:: Given exercise ::
Pictures do not belong in the copy; restate the records below word for word.

- - -

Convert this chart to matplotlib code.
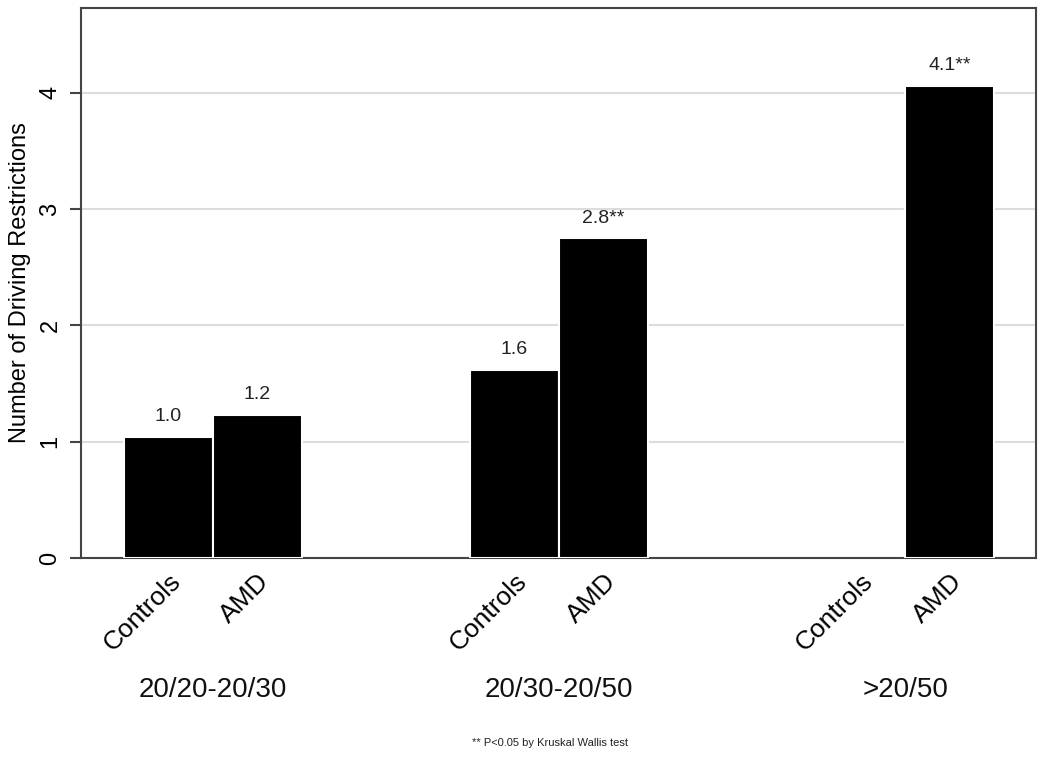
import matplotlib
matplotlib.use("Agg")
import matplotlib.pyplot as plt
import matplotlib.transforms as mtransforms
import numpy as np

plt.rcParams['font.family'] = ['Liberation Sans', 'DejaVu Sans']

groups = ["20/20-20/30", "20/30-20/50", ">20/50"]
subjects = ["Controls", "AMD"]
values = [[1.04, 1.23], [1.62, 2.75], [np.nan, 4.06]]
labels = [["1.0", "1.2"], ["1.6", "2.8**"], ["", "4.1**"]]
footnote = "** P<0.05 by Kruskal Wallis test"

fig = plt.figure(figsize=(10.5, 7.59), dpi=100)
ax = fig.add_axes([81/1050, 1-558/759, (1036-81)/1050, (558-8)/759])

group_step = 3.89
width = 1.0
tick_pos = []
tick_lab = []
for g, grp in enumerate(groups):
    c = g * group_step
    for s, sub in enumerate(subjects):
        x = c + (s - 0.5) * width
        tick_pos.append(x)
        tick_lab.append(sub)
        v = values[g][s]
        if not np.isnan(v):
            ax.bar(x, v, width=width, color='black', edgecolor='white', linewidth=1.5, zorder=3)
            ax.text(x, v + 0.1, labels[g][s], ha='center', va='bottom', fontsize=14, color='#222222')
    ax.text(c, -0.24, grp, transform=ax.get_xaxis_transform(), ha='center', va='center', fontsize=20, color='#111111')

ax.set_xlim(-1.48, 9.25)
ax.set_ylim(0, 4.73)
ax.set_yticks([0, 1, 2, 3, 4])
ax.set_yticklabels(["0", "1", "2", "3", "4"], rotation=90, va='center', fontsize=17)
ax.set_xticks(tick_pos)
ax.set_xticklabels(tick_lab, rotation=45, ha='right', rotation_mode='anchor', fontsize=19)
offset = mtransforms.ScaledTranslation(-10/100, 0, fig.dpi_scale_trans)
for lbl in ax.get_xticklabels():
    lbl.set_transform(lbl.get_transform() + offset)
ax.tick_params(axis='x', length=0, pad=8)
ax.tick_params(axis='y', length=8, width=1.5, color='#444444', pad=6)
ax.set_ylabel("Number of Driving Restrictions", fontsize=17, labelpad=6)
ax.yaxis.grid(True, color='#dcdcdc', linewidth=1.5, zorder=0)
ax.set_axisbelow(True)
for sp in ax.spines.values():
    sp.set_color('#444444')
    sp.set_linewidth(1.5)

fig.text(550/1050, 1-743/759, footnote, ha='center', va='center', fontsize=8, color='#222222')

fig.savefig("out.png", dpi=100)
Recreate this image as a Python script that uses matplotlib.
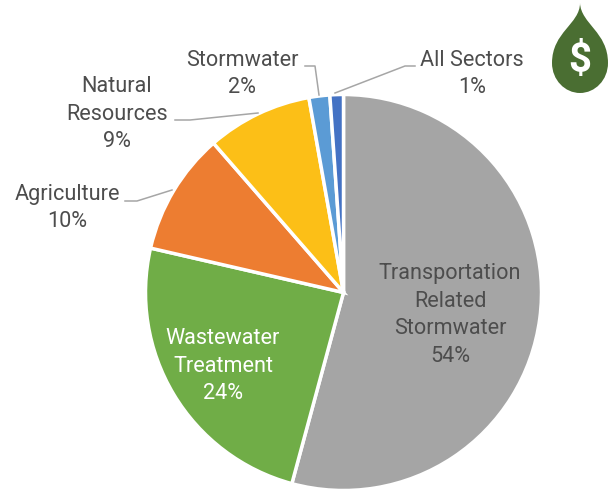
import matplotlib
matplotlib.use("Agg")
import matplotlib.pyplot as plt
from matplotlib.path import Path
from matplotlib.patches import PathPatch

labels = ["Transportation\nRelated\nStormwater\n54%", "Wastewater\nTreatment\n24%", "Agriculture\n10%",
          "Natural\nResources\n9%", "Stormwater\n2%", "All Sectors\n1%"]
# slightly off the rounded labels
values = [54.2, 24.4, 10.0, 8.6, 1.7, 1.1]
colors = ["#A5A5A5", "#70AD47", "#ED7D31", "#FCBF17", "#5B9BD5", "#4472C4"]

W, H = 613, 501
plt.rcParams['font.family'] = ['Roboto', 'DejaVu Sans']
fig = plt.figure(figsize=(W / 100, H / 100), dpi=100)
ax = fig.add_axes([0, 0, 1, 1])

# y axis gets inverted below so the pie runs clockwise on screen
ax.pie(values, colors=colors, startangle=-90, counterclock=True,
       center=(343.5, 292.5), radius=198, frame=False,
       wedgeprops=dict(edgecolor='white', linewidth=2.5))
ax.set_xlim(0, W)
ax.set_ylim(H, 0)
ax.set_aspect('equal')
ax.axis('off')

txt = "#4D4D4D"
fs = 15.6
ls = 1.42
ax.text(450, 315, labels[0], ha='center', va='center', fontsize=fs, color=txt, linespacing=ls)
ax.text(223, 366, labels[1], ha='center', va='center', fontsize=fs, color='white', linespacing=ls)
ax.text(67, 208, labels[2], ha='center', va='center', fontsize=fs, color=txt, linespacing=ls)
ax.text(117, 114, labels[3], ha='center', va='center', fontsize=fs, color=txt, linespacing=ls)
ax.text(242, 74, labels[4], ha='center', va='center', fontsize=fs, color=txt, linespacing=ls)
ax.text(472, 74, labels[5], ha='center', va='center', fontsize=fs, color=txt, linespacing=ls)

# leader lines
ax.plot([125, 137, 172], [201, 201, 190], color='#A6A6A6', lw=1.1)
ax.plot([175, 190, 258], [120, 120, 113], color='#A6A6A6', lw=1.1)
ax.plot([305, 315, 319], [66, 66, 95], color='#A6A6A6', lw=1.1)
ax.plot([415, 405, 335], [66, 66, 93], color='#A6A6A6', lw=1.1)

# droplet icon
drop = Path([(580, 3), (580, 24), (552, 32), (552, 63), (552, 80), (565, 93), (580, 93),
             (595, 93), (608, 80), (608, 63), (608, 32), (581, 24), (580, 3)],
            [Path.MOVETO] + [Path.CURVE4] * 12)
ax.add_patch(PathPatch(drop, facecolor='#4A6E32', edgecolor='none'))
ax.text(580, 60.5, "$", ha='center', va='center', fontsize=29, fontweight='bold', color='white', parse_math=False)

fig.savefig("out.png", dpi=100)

- - -

:: Final answer ::
Convert this chart to matplotlib code.
import matplotlib
matplotlib.use("Agg")
import matplotlib.pyplot as plt
import matplotlib.transforms as mtransforms
import numpy as np

plt.rcParams['font.family'] = ['Liberation Sans', 'DejaVu Sans']

groups = ["20/20-20/30", "20/30-20/50", ">20/50"]
subjects = ["Controls", "AMD"]
values = [[1.04, 1.23], [1.62, 2.75], [np.nan, 4.06]]
labels = [["1.0", "1.2"], ["1.6", "2.8**"], ["", "4.1**"]]
footnote = "** P<0.05 by Kruskal Wallis test"

fig = plt.figure(figsize=(10.5, 7.59), dpi=100)
ax = fig.add_axes([81/1050, 1-558/759, (1036-81)/1050, (558-8)/759])

group_step = 3.89
width = 1.0
tick_pos = []
tick_lab = []
for g, grp in enumerate(groups):
    c = g * group_step
    for s, sub in enumerate(subjects):
        x = c + (s - 0.5) * width
        tick_pos.append(x)
        tick_lab.append(sub)
        v = values[g][s]
        if not np.isnan(v):
            ax.bar(x, v, width=width, color='black', edgecolor='white', linewidth=1.5, zorder=3)
            ax.text(x, v + 0.1, labels[g][s], ha='center', va='bottom', fontsize=14, color='#222222')
    ax.text(c, -0.24, grp, transform=ax.get_xaxis_transform(), ha='center', va='center', fontsize=20, color='#111111')

ax.set_xlim(-1.48, 9.25)
ax.set_ylim(0, 4.73)
ax.set_yticks([0, 1, 2, 3, 4])
ax.set_yticklabels(["0", "1", "2", "3", "4"], rotation=90, va='center', fontsize=17)
ax.set_xticks(tick_pos)
ax.set_xticklabels(tick_lab, rotation=45, ha='right', rotation_mode='anchor', fontsize=19)
offset = mtransforms.ScaledTranslation(-10/100, 0, fig.dpi_scale_trans)
for lbl in ax.get_xticklabels():
    lbl.set_transform(lbl.get_transform() + offset)
ax.tick_params(axis='x', length=0, pad=8)
ax.tick_params(axis='y', length=8, width=1.5, color='#444444', pad=6)
ax.set_ylabel("Number of Driving Restrictions", fontsize=17, labelpad=6)
ax.yaxis.grid(True, color='#dcdcdc', linewidth=1.5, zorder=0)
ax.set_axisbelow(True)
for sp in ax.spines.values():
    sp.set_color('#444444')
    sp.set_linewidth(1.5)

fig.text(550/1050, 1-743/759, footnote, ha='center', va='center', fontsize=8, color='#222222')

fig.savefig("out.png", dpi=100)
Recreate this image as a Python script that uses matplotlib.
import matplotlib
matplotlib.use("Agg")
import matplotlib.pyplot as plt
from matplotlib.path import Path
from matplotlib.patches import PathPatch

labels = ["Transportation\nRelated\nStormwater\n54%", "Wastewater\nTreatment\n24%", "Agriculture\n10%",
          "Natural\nResources\n9%", "Stormwater\n2%", "All Sectors\n1%"]
# slightly off the rounded labels
values = [54.2, 24.4, 10.0, 8.6, 1.7, 1.1]
colors = ["#A5A5A5", "#70AD47", "#ED7D31", "#FCBF17", "#5B9BD5", "#4472C4"]

W, H = 613, 501
plt.rcParams['font.family'] = ['Roboto', 'DejaVu Sans']
fig = plt.figure(figsize=(W / 100, H / 100), dpi=100)
ax = fig.add_axes([0, 0, 1, 1])

# y axis gets inverted below so the pie runs clockwise on screen
ax.pie(values, colors=colors, startangle=-90, counterclock=True,
       center=(343.5, 292.5), radius=198, frame=False,
       wedgeprops=dict(edgecolor='white', linewidth=2.5))
ax.set_xlim(0, W)
ax.set_ylim(H, 0)
ax.set_aspect('equal')
ax.axis('off')

txt = "#4D4D4D"
fs = 15.6
ls = 1.42
ax.text(450, 315, labels[0], ha='center', va='center', fontsize=fs, color=txt, linespacing=ls)
ax.text(223, 366, labels[1], ha='center', va='center', fontsize=fs, color='white', linespacing=ls)
ax.text(67, 208, labels[2], ha='center', va='center', fontsize=fs, color=txt, linespacing=ls)
ax.text(117, 114, labels[3], ha='center', va='center', fontsize=fs, color=txt, linespacing=ls)
ax.text(242, 74, labels[4], ha='center', va='center', fontsize=fs, color=txt, linespacing=ls)
ax.text(472, 74, labels[5], ha='center', va='center', fontsize=fs, color=txt, linespacing=ls)

# leader lines
ax.plot([125, 137, 172], [201, 201, 190], color='#A6A6A6', lw=1.1)
ax.plot([175, 190, 258], [120, 120, 113], color='#A6A6A6', lw=1.1)
ax.plot([305, 315, 319], [66, 66, 95], color='#A6A6A6', lw=1.1)
ax.plot([415, 405, 335], [66, 66, 93], color='#A6A6A6', lw=1.1)

# droplet icon
drop = Path([(580, 3), (580, 24), (552, 32), (552, 63), (552, 80), (565, 93), (580, 93),
             (595, 93), (608, 80), (608, 63), (608, 32), (581, 24), (580, 3)],
            [Path.MOVETO] + [Path.CURVE4] * 12)
ax.add_patch(PathPatch(drop, facecolor='#4A6E32', edgecolor='none'))
ax.text(580, 60.5, "$", ha='center', va='center', fontsize=29, fontweight='bold', color='white', parse_math=False)

fig.savefig("out.png", dpi=100)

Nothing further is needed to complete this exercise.